**THE EXERCISE**. Starting with the first line below, extract each line through the one that contains "(0,0) rectangle (1114,626);", inclusive, excluding pictures.

**GIVEN DATA**.
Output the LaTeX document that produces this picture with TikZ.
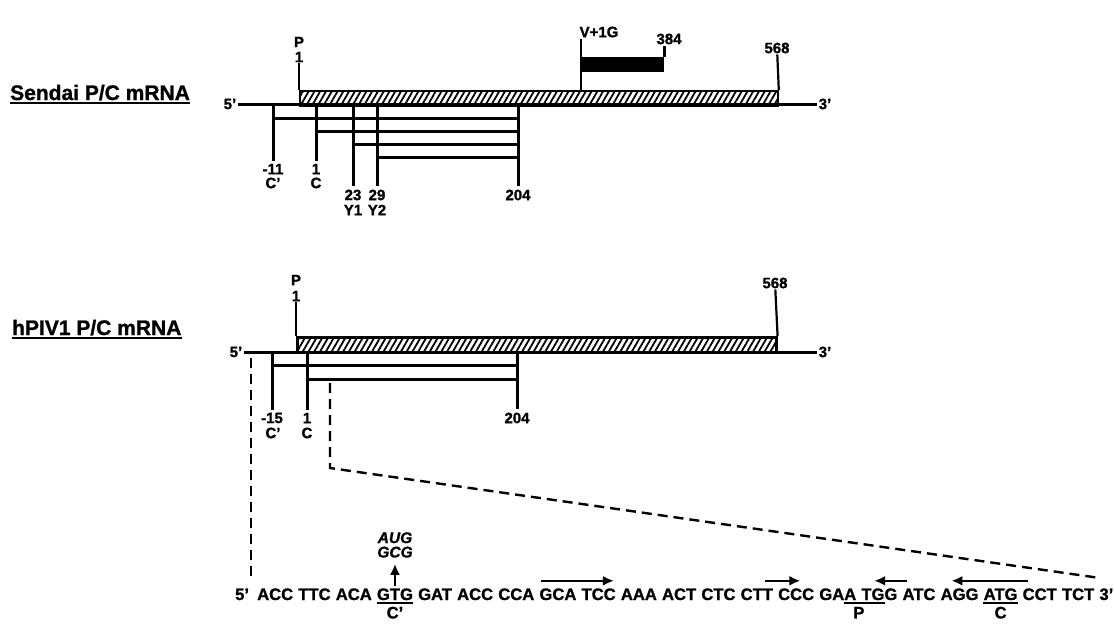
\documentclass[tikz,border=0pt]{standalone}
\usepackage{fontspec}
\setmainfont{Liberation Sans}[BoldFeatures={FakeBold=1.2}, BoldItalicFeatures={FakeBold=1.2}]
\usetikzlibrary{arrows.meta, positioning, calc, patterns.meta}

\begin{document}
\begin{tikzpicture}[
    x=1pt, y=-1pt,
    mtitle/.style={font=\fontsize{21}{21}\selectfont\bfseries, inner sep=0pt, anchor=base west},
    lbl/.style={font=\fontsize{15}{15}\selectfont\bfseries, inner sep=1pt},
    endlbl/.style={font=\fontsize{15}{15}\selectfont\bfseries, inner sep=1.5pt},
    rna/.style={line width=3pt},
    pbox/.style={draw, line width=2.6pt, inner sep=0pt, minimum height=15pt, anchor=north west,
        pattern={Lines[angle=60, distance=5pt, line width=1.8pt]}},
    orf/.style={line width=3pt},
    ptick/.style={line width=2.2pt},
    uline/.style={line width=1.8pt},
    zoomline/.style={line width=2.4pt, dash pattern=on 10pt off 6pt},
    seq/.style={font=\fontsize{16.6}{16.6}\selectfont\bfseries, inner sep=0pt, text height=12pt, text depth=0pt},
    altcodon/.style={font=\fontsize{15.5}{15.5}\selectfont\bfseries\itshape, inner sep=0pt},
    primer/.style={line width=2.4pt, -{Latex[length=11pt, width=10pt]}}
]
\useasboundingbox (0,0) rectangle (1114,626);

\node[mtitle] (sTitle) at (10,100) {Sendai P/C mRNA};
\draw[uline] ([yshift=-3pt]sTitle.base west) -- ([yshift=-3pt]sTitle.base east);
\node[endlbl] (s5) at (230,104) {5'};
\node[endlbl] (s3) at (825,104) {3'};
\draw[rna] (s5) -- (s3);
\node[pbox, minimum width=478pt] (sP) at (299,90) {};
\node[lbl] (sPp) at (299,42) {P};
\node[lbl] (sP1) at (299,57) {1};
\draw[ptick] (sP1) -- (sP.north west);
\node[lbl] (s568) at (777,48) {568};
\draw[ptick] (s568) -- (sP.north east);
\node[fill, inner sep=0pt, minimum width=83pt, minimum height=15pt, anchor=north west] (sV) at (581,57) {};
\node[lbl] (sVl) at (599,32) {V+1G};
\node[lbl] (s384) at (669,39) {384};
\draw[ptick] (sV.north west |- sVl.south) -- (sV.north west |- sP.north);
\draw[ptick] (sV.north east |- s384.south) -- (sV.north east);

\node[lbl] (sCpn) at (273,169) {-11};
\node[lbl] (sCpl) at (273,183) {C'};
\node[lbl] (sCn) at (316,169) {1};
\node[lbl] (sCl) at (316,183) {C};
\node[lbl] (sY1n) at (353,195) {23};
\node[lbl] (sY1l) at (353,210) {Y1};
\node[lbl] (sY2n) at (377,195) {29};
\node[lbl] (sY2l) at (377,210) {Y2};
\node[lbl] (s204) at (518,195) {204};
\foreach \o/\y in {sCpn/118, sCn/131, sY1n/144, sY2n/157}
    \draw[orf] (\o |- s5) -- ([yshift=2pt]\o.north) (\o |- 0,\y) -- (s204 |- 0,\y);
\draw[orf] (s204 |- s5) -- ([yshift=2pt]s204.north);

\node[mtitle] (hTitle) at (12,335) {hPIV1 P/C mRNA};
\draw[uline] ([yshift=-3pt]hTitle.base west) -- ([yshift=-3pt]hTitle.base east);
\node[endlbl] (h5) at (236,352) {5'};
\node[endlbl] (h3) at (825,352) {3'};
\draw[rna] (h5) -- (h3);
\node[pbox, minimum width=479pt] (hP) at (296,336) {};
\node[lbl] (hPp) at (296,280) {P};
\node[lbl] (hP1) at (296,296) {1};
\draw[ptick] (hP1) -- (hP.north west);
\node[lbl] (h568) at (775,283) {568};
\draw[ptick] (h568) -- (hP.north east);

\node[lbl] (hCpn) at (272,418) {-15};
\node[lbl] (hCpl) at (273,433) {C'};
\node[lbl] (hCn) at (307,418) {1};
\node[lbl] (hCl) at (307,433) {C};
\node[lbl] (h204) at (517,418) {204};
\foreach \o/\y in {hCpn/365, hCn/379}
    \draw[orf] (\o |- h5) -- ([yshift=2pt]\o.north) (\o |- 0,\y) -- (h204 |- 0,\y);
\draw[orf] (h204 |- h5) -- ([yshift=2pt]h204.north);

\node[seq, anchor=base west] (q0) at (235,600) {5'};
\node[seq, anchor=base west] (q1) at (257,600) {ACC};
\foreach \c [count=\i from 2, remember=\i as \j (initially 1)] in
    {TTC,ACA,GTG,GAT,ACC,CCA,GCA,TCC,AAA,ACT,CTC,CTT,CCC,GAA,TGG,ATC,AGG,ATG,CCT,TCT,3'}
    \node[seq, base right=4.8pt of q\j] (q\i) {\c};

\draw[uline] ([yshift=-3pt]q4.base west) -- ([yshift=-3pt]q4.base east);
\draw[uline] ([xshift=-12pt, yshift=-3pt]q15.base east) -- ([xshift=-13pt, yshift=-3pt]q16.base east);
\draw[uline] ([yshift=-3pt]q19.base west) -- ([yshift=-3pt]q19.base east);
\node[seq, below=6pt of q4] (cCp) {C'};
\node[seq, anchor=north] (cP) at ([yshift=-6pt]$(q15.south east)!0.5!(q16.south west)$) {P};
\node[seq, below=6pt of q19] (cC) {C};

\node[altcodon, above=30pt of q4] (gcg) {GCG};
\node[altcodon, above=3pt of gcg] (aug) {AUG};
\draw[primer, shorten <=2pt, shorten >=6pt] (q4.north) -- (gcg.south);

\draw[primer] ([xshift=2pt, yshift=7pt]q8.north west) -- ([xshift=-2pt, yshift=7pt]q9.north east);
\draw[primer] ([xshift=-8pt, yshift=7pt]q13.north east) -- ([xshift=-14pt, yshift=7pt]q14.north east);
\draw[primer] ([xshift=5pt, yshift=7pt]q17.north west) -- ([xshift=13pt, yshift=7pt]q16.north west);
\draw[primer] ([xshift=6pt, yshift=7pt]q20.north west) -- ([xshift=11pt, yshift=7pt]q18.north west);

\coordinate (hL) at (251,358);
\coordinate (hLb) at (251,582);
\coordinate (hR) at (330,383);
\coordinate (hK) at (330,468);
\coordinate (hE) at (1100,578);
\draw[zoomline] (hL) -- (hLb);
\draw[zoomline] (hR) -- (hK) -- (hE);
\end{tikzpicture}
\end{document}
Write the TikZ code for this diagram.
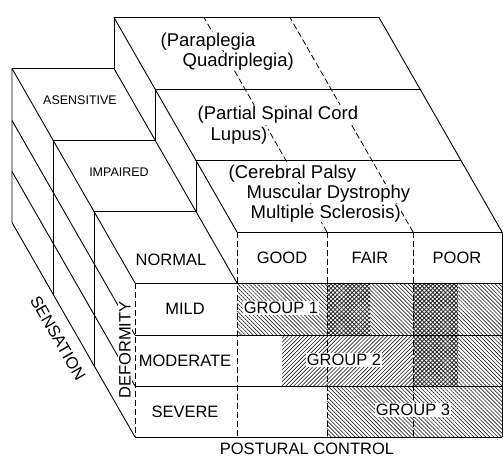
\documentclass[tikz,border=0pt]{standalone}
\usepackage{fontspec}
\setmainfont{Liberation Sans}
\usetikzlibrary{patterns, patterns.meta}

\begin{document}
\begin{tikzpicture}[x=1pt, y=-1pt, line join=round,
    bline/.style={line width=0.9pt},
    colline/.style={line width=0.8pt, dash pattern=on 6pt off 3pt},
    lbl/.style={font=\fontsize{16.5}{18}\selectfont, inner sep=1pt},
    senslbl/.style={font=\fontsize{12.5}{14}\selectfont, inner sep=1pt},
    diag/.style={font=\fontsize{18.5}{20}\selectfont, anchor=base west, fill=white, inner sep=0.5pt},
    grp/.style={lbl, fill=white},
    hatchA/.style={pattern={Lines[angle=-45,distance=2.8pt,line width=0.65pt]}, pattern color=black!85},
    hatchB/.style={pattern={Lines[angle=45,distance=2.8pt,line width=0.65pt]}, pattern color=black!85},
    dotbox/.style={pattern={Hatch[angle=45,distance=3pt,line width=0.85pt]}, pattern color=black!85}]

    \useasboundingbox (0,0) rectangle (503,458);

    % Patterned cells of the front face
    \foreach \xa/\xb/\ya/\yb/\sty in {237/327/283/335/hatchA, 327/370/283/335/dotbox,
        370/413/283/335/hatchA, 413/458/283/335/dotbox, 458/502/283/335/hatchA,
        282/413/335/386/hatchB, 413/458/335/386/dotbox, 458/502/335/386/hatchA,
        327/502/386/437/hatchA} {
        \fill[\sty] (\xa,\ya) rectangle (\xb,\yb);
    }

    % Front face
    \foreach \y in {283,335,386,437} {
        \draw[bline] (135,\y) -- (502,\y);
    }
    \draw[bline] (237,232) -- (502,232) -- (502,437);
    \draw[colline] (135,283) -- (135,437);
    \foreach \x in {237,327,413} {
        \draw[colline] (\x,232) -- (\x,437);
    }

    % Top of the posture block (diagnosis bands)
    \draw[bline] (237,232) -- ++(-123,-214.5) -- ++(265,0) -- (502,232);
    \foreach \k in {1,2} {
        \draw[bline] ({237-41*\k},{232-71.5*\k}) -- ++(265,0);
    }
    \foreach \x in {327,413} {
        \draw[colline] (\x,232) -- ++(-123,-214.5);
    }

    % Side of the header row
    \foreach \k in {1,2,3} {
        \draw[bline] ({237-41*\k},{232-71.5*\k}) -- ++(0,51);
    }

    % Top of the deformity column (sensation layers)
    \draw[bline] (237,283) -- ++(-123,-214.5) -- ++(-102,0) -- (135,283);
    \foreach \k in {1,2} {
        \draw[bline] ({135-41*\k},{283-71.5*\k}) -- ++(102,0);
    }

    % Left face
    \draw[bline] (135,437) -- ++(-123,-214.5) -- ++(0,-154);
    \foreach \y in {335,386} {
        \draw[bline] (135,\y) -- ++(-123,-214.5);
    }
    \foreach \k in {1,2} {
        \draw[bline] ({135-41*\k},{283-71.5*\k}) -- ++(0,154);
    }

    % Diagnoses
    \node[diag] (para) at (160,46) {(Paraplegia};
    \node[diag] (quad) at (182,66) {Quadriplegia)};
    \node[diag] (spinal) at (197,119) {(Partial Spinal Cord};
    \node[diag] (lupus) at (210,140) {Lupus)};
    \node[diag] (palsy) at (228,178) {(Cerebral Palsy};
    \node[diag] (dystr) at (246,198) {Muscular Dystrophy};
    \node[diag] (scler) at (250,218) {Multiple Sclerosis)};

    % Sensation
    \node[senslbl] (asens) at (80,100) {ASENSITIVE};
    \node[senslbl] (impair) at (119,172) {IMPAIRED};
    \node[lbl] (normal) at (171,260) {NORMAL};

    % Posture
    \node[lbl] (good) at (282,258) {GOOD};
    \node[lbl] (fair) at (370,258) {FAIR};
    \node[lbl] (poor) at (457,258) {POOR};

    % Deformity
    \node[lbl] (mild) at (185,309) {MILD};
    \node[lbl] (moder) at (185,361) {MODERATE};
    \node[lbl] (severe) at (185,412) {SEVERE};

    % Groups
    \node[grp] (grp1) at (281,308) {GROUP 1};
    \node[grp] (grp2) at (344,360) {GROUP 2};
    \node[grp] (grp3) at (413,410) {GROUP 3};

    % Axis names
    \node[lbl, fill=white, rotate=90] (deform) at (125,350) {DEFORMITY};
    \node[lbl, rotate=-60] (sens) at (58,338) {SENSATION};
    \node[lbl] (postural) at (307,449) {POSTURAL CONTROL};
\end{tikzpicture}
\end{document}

**IN RESPONSE**.
Output the LaTeX document that produces this picture with TikZ.
\documentclass[tikz,border=0pt]{standalone}
\usepackage{fontspec}
\setmainfont{Liberation Sans}[BoldFeatures={FakeBold=1.2}, BoldItalicFeatures={FakeBold=1.2}]
\usetikzlibrary{arrows.meta, positioning, calc, patterns.meta}

\begin{document}
\begin{tikzpicture}[
    x=1pt, y=-1pt,
    mtitle/.style={font=\fontsize{21}{21}\selectfont\bfseries, inner sep=0pt, anchor=base west},
    lbl/.style={font=\fontsize{15}{15}\selectfont\bfseries, inner sep=1pt},
    endlbl/.style={font=\fontsize{15}{15}\selectfont\bfseries, inner sep=1.5pt},
    rna/.style={line width=3pt},
    pbox/.style={draw, line width=2.6pt, inner sep=0pt, minimum height=15pt, anchor=north west,
        pattern={Lines[angle=60, distance=5pt, line width=1.8pt]}},
    orf/.style={line width=3pt},
    ptick/.style={line width=2.2pt},
    uline/.style={line width=1.8pt},
    zoomline/.style={line width=2.4pt, dash pattern=on 10pt off 6pt},
    seq/.style={font=\fontsize{16.6}{16.6}\selectfont\bfseries, inner sep=0pt, text height=12pt, text depth=0pt},
    altcodon/.style={font=\fontsize{15.5}{15.5}\selectfont\bfseries\itshape, inner sep=0pt},
    primer/.style={line width=2.4pt, -{Latex[length=11pt, width=10pt]}}
]
\useasboundingbox (0,0) rectangle (1114,626);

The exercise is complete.